Iroquois intends to hire a brokerage firm to help widen the circle of prospective investors, possibly to include some with deeper pockets, Bryant said.
"What we were trying to do was to get this locally based," Bryant said. "But it's just tough right now to get people to ante up this kind of money."
The plant would be the first in Northwest Indiana to produce the fuel additive.
The project has the support of Rep. Pete Visclosky, D-Ind., and Sen. Richard Lugar, R-Ind., who helped win $6 million in federal funding for start-up costs.
The federal energy bill now in conference committee could double the required use of ethanol in gasoline over the next decade, to 5 billion gallons yearly from about 2.4 billion gallons.
"We don't know whether it will be thumbs up or thumbs down," Ayleworth said. He hopes for an answer by the end of October.
Plans for the plant will continue regardless of whether the bill passes.
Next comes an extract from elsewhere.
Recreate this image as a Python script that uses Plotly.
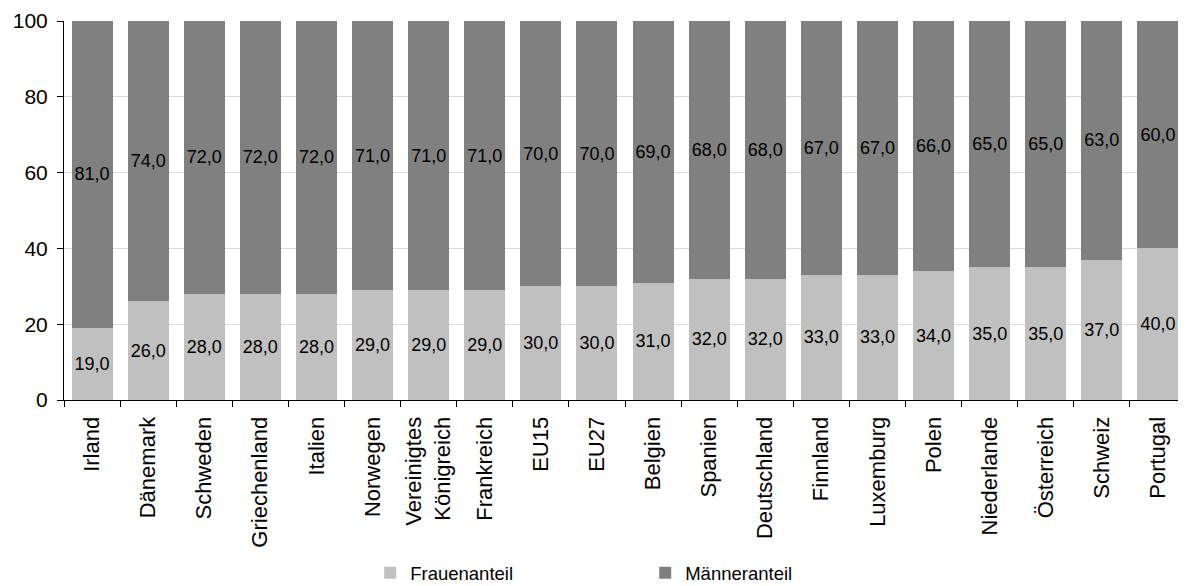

"It would make our jobs a little easier," said Aylesworth, who'd been a farmer most of his life and resigned in May as Porter County Republican chairman to become executive director of the Porter County Builders Association.
New terms of the equity drive allow investors to place 20 percent of their investment in an escrow account with a signed agreement to remit the remaining 80 percent at the close of the deal, Bryant said.
"It makes it more palatable for investors if they don't have to leave their money tied up," Bryant said.
The current drive to garner equity investments drive continues through Dec. 31.